Thursday, January 31, 2013

HBase Installation : Fully Distributed Mode

HBase can be installed in 3 modes:
  1. Standalone Mode
  2. Pseudo-Distributed Mode
  3. Fully-Distributed Mode
The objective of this post is to provide a tried-and-true procedure for installing HBase in Fully-Distributed Mode. But before we dive deeper into installation nuts and bolts, here are some hbase preliminaries, that I feel I should include as a startup.

1. When talking about installing HBase in fully distributed mode we'll be addressing the following:
  • HDFS: A running instance of HDFS is required for deploying HBase in distributed mode.
  • HBase Master: HBase cluster has a master-slave architecture where the HBase Master is responsible for monitoring all the slaves i.e. Region Servers.
  • Region Servers: These are the slave nodes responsible for storing and managing regions.
  • Zookeeper Cluster: A distributed Apache HBase installation depends on a running ZooKeeper cluster. All participating nodes and clients need to be able to access the running ZooKeeper ensemble.
2. The coin of setting up a Fully Distributed HBase Cluster has got two sides to it:
  • When Zookeeper cluster is managed by HBase internally
  • When Zookeeper cluster is managed externally
3. HBase is overparticular about the DNS entries of its cluster nodes. Therefore, to avert imminent discrepancies we would be assigning host names to the cluster nodes and using them for installation.

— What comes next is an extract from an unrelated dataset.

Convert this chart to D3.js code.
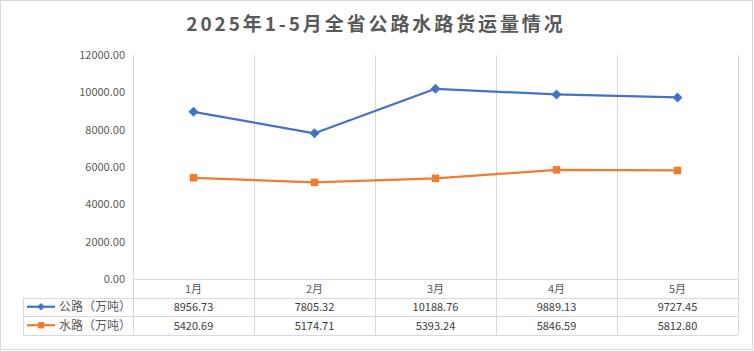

Deploying a Fully-Distributed HBase Cluster

Assumptions
For the purpose of clarity and ease of expression, I'll be assuming that we are setting up a cluster of 3 nodes with IP Addresses
10.10.10.1
10.10.10.2
10.10.10.3
where 10.10.10.1 would be the master and 10.10.10.2,3 would be the slaves/region servers.
Also, we'll be assuming that we have a running instance of HDFS, whose NameNode daemon is running on
10.10.10.4

Case I- When HBase manages the Zookeeper ensemble
HBase by default manages a ZooKeeper "cluster" for you. It will start and stop the ZooKeeper ensemble as part of the HBase start/stop process.

Step 1: Assign hostnames to all the nodes of the cluster.
10.10.10.1 master
10.10.10.2 regionserver1
10.10.10.3 regionserver2

10.10.10.4 namenode                                                                        
Now in each of these append the required hostnames to the /etc/hosts file.
On the Namenode(10.10.10.4) add:
10.10.10.4 namenode                                                                        

On the Master Node(10.10.10.1) add:
10.10.10.1 master
10.10.10.4 namenode
10.10.10.2 regionserver1
10.10.10.3 regionserver2                                                                   

On the Region Server 1(10.10.10.2) add:
10.10.10.1 master
10.10.10.2 regionserver1
                                                                  

And on the Region Server 2(10.10.10.3) add:
10.10.10.1 master
10.10.10.3 regionserver2                                                                   

Step 2: Download a stable release of hbase from
http://apache.techartifact.com/mirror/hbase/
and untar it at a suitable location on
all the hbase cluster nodes(10.10.10.1, 10.10.10.2, 10.10.10.3).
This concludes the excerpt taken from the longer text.